禍転じて福となり、住友信託銀行へ


 

−卒業後は?

当時、数学科を卒業すると大学院に進学して数学研究者を目指す以外には、3つの選択肢がありました。
一つは高校の数学教員になることで、多くの人が出身の府県に帰ってこの道に進みました。
あとは民間企業への就職ですが、
当時日進月歩で発展していたコンピュータ部門の開発要員が多かったですね。
もう一つは、数は少なかったのですが、数学科卒業者の伝統的な就職先になっていたアクチュアリー
(保険会社や信託銀行などに所属し、生命保険や企業年金の保険料や負債の額の算定をする仕事)という専門職になる道でした。


−で、山口青年はアクチュアリーになろうと?

そうですね。
アクチュアリーという専門職になるには、日本アクチュアリー会が実施する資格試験に合格することが必要です。
最近では「理系の司法試験」などと言われるほど、合格率が厳しくなっています。


私は天邪鬼なので、人があまり行かない方に行きたくなります。
それで、当時あまり仕事の内容も分からないまま、アクチュアリーを目指すことにし、
しかも大学の先輩が少ない会社を選びました。
それが住友信託銀行に入った理由です。


漠然と実践的に数学が生かせそうな場として、経済活動に直決する金融機関という世界に入ってみたいという気持ちがあったように思います。

−アクチュアリーという仕事はいかがでした?

27歳のときに日本アクチュアリー会の資格試験に合格し、正会員の資格を得ました。
そうすると、会社から資格手当が毎月1万円つくことになり、
当時としては経済的にも大いに助かりました。


選択を誤ったと思っていた数学科にたまたま在籍していたことで、このアクチュアリーという道に入れる
ことになり、これが生涯の仕事となる「年金」に繋がった訳ですから、
今振り返ってみても結果としてありがたかったと思っています。
「塞翁が馬」的に言うと禍を福に転化できたことになるかも知れません。


しかし、仕事をしていく上で徐々にこのアクチュアリーという仕事にも限界が
見えてくるようになりました。

−限界が見えた?

そうです。アクチュアリーは専門家として大変敬意は払われるのですが、
会社の役職ではせいぜい課長か次長クラス止まりで、なかなか部長クラスには
なれないということが分かってきたのです。
「塞翁が馬」的に言うと最初は専門家の道として喜んでいた「福」は
実は長期的には必ずしもハッピーではない、一種の限界があることが見えてきた
ということになります。


 

    当時住友信託銀行本店の入っていた住友ビル

同じ11期生の和田佳子さんも、この住友ビルで勤めておられました。
ある日食堂でばったり。
それが縁で、お二人は23歳の時に結婚されました。


 
 年金部門から企画部門へ
 

 
−アクチュアリーからの飛躍ですか?

大体、公務員でもそうなのですが、同じように入省しても技術職の人は課長止まりで、
行政職の人は局長や次官などさらに上の階層に昇格していくというパターンがありますが、
銀行でも似たようなものでした。
銀行では様々な分野の仕事がこなせるゼネラリストが優位な立場に立つことが多く、
専門職はその分野に限定して仕事をするためにどうしても視野が狭くなり、
昇進の限界みたいなものが何となくあることが分かってきて、これは何とかしないと浮かばれないなと思うようになったのです。

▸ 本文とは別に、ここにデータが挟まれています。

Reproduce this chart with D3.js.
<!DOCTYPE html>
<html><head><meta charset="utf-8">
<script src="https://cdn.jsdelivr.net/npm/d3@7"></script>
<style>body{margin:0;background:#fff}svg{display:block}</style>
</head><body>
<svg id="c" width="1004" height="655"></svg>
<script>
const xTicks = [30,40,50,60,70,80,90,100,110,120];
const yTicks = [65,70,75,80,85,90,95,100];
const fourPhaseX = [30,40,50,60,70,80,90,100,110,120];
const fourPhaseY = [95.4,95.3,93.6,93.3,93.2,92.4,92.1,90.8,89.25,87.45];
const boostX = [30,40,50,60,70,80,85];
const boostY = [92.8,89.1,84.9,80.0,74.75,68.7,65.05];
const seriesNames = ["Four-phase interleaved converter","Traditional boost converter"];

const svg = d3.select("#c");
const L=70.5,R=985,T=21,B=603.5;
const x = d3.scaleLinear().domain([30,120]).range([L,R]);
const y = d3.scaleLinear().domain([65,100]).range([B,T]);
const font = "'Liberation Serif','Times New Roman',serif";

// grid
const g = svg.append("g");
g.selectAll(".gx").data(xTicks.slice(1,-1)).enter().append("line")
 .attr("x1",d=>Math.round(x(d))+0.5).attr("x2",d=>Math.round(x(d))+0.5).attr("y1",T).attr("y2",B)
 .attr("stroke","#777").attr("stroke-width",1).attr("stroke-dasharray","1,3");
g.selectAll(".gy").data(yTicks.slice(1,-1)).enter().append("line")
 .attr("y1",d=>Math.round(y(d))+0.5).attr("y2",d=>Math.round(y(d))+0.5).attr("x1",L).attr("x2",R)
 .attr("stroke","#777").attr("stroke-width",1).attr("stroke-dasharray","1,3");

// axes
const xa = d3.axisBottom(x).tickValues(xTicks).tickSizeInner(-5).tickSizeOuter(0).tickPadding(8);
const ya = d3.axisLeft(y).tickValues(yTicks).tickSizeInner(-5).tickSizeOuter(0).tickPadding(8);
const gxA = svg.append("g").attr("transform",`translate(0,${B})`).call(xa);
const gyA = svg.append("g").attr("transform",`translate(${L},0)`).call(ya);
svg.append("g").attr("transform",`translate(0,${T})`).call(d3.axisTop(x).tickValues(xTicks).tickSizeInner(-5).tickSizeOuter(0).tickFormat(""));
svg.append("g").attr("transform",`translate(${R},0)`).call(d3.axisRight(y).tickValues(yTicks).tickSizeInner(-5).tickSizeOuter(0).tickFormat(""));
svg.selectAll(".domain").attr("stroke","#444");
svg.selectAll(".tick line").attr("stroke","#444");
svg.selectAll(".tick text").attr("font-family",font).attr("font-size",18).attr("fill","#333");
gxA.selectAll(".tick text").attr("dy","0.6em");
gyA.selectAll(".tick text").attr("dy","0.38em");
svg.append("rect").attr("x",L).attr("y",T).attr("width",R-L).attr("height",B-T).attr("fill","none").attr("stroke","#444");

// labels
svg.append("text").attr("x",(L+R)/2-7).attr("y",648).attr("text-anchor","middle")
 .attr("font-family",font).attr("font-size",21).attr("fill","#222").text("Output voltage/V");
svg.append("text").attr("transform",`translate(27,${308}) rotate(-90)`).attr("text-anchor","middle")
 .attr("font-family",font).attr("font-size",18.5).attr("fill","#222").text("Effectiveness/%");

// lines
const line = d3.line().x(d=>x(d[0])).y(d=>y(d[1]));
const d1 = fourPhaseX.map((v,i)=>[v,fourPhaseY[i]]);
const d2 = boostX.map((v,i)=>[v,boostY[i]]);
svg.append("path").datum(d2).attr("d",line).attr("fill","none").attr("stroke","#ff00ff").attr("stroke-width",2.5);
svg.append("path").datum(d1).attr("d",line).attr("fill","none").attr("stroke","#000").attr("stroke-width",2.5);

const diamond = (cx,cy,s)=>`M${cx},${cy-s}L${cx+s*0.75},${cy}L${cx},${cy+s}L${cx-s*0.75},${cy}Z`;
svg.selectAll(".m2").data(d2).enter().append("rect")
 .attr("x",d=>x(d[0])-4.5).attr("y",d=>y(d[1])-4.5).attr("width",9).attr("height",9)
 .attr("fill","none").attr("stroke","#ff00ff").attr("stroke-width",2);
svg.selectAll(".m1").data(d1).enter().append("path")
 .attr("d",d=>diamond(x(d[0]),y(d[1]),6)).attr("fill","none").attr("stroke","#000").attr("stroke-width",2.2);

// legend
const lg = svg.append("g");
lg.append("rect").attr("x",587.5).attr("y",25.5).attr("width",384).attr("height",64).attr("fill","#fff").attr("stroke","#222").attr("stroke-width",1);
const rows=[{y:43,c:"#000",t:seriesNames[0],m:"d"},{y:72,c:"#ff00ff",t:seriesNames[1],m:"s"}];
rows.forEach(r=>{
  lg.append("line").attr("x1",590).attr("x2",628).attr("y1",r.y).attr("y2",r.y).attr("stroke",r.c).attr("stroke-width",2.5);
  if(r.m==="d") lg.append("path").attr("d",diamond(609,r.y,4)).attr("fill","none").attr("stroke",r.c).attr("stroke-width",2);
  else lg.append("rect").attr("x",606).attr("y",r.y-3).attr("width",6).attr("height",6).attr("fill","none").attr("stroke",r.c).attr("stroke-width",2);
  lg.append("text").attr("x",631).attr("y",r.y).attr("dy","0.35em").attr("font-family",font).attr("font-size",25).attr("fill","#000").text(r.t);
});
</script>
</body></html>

そこで所属していた年金部門の中でアクチュアリーの仕事から、転進を図るべく努力しました。
まず、部内の企画セクションへの異動を希望して、10年続けたアクチュアリーの仕事から足を洗い、
新しい分野へのチャレンジの一歩を踏み出しました。

後になって、私は日本アクチュアリー会の理事や日本年金数理人会の理事長に就任するのですが、
実際にアクチュアリーという仕事を経験したのは、実はこの10年間だけの短い期間だけだったのです。
この頃は30歳過ぎでまだ若くて、新しいことにどんどんチャレンジしたいという強い気持ちがありました。
アクチュアリーという専門家の立場はすごく居心地のいいものでしたが、変化を求める気持ちの方が強くて、
それが次のステップに繋がっていったように思います。


そして、年金部門の企画セクションから、今度は全社的な企画が出来る部署への異動を希望して、
37
歳の時に証券事業部門の企画課長に発令されて、古巣の年金部門から離れました。